Work to be completed: Please print exactly the lines below, from the start of the material up to and including the line with "age_65 = [16, 15, 6, 8, 4, 2, 30, 7]", but none of the pictures.

Data:
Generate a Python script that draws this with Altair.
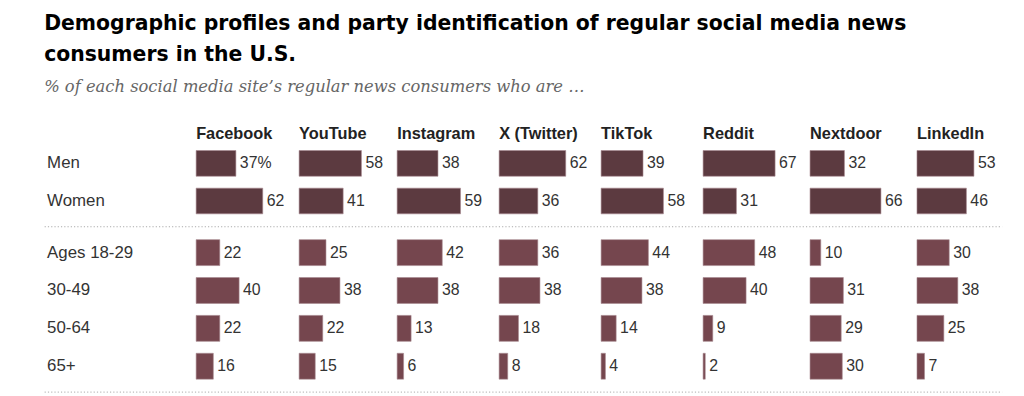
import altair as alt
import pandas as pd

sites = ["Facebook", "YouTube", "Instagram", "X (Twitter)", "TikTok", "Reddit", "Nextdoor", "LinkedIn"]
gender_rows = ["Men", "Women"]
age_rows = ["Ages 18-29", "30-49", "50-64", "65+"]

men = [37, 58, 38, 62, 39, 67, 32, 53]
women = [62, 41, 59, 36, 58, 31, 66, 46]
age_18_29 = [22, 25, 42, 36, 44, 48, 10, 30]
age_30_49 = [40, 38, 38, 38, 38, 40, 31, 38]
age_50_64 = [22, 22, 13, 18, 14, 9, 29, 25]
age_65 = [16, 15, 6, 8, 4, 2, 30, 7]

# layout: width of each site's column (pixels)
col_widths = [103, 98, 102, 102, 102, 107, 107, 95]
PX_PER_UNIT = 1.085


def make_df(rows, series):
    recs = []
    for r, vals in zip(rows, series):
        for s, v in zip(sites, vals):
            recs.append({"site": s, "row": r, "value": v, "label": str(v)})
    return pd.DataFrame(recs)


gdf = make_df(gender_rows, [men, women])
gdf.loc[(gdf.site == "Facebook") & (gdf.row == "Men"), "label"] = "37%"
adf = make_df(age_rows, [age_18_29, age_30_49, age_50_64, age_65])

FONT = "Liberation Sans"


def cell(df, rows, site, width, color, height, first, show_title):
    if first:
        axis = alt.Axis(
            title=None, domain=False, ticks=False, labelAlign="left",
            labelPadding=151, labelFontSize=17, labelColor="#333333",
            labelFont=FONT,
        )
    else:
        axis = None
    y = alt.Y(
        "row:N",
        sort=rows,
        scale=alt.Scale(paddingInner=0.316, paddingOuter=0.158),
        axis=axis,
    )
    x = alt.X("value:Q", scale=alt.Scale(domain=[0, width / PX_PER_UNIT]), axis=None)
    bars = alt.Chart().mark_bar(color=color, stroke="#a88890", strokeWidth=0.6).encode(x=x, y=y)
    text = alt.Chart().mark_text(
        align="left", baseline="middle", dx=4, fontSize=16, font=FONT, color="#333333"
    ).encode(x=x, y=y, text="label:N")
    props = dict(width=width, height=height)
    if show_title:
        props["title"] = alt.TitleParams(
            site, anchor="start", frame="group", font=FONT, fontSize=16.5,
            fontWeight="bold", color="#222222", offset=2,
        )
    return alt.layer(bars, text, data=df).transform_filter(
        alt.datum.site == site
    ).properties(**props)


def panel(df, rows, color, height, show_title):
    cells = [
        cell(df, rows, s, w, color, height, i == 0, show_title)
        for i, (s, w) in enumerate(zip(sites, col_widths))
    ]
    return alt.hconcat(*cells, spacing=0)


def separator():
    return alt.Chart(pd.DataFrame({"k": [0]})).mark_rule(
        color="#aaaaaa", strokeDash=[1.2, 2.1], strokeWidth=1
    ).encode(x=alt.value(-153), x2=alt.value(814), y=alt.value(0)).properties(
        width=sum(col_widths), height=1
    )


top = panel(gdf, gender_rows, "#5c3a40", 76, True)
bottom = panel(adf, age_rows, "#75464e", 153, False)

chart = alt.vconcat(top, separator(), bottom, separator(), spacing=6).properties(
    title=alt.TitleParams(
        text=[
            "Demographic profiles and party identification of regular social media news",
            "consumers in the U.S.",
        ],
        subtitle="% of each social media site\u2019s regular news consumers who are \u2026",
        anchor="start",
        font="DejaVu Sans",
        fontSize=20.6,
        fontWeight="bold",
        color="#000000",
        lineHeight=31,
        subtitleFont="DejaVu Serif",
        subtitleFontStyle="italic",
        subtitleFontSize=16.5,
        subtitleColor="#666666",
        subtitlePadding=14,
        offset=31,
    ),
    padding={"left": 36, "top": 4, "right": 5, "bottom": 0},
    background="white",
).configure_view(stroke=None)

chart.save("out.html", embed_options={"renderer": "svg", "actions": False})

Solution for this exercise:
Generate a Python script that draws this with Altair.
import altair as alt
import pandas as pd

sites = ["Facebook", "YouTube", "Instagram", "X (Twitter)", "TikTok", "Reddit", "Nextdoor", "LinkedIn"]
gender_rows = ["Men", "Women"]
age_rows = ["Ages 18-29", "30-49", "50-64", "65+"]

men = [37, 58, 38, 62, 39, 67, 32, 53]
women = [62, 41, 59, 36, 58, 31, 66, 46]
age_18_29 = [22, 25, 42, 36, 44, 48, 10, 30]
age_30_49 = [40, 38, 38, 38, 38, 40, 31, 38]
age_50_64 = [22, 22, 13, 18, 14, 9, 29, 25]
age_65 = [16, 15, 6, 8, 4, 2, 30, 7]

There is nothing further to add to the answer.